Vancouver climbed two places in the rankings to 22, putting it just ahead of Bay Street.

The index’s rating for Toronto dropped 27 points from last year’s assessment, whereas Vancouver’s rating increased by one point — enough to bump it up two spots in the rankings.

The index experienced “a high level of volatility” this year, the index report said, noting that 26 cities saw their rankings rise by at least 10 places, and 23 cities dropped by 10 or more spots.

“This may reflect the uncertainty around international trade and the impact of geopolitical and local unrest with a flight to stability, and also reflects the importance of sustainable finance, with Western European centres benefitting, and centres with a legacy of brown finance losing ground,” it said.

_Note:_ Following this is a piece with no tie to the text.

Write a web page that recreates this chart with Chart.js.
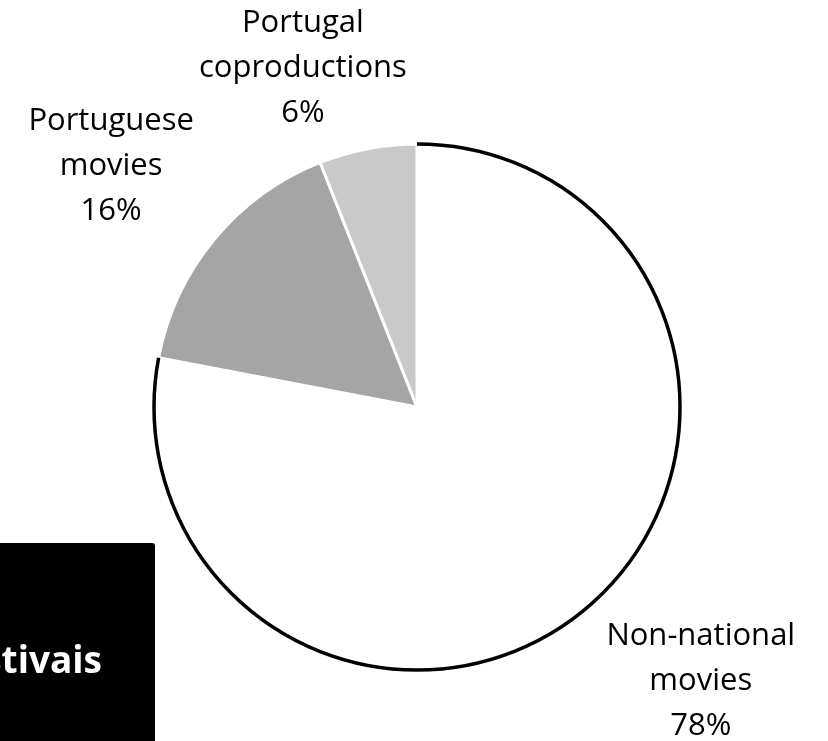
<!DOCTYPE html>
<html>
<head>
<meta charset="utf-8">
<script src="https://cdn.jsdelivr.net/npm/chart.js@4/dist/chart.umd.min.js"></script>
<style>
  html, body { margin: 0; padding: 0; background: #fff; }
  canvas { display: block; }
</style>
</head>
<body>
<canvas id="myChart" width="828" height="741"></canvas>
<script>
// share of films by origin
const categories = [['Non-national', 'movies'], ['Portuguese', 'movies'], ['Portugal', 'coproductions']];
const shares = [78, 16, 6];
const sliceColors = ['#ffffff', '#a5a5a5', '#c9c9c9'];

// where each label sits relative to its slice: angle shift (deg) and distance / radius
const labelShift = [-6.4, -1.4, -7.8];
const labelDist = [1.5, 1.48, 1.36];

const boxText = 'Festivais';

const labelFont = '31px "Open Sans"';

// black outline only along the rim of the white slice
const rimPlugin = {
  id: 'rim',
  afterDatasetsDraw(chart) {
    const arc = chart.getDatasetMeta(0).data[0];
    const ctx = chart.ctx;
    ctx.save();
    ctx.beginPath();
    ctx.arc(arc.x, arc.y, arc.outerRadius, arc.startAngle, arc.endAngle);
    ctx.lineWidth = 3.5;
    ctx.strokeStyle = '#000';
    ctx.stroke();
    ctx.restore();
  }
};

// category name + percentage outside each slice
const outsideLabels = {
  id: 'outsideLabels',
  afterDraw(chart) {
    const ctx = chart.ctx;
    const meta = chart.getDatasetMeta(0);
    ctx.save();
    ctx.font = labelFont;
    ctx.fillStyle = '#000';
    ctx.textAlign = 'center';
    ctx.textBaseline = 'middle';
    meta.data.forEach((arc, i) => {
      const mid = (arc.startAngle + arc.endAngle) / 2 + labelShift[i] * Math.PI / 180;
      const r = arc.outerRadius * labelDist[i];
      const cx = arc.x + Math.cos(mid) * r;
      const cy = arc.y + Math.sin(mid) * r;
      const lines = categories[i].concat([shares[i] + '%']);
      const lh = 45;
      lines.forEach((t, k) => {
        ctx.fillText(t, cx, cy + (k - (lines.length - 1) / 2) * lh);
      });
    });
    ctx.restore();
  }
};

// black box in the lower left corner
const cornerBox = {
  id: 'cornerBox',
  afterDraw(chart) {
    const ctx = chart.ctx;
    ctx.save();
    ctx.fillStyle = '#000';
    ctx.beginPath();
    ctx.roundRect(-10, 543, 165, 220, 3);
    ctx.fill();
    ctx.fillStyle = '#fff';
    ctx.font = 'bold 37px "Open Sans"';
    ctx.textAlign = 'right';
    ctx.textBaseline = 'alphabetic';
    ctx.fillText(boxText, 102, 673);
    ctx.restore();
  }
};

const myChart = document.getElementById('myChart').getContext('2d');

new Chart(myChart, {
  type: 'pie',
  data: {
    labels: categories.map(c => c.join(' ')),
    datasets: [{
      data: shares,
      backgroundColor: sliceColors,
      borderColor: ['#bdbdbd', '#ffffff', '#ffffff'],
      borderWidth: [1, 3, 3]
    }]
  },
  options: {
    responsive: false,
    animation: false,
    layout: {
      padding: { left: 152.5, right: 146.5, top: 142.5, bottom: 69.5 }
    },
    plugins: {
      legend: { display: false },
      tooltip: { enabled: false }
    }
  },
  plugins: [rimPlugin, outsideLabels, cornerBox]
});
</script>
</body>
</html>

New York remained the top-ranked financial centre in the world, even as its rating in the index dropped by 21 points.

London stayed in second place, as its rating fell by 31 points, and Tokyo climbed to third place, up from sixth spot in last year’s index (its rating dropped by 16 points compared to last year).

Conversely, Hong Kong fell from third place to sixth. Nine of the top 10 financial centres in the index had lower ratings this year.

Entering the top 10 this year were Geneva, Los Angeles and San Francisco, knocking out Dubai, Shenzhen and Sydney.

The index is compiled by London-based research firm Z/Yen Partners, and China Development Institute of Shenzhen.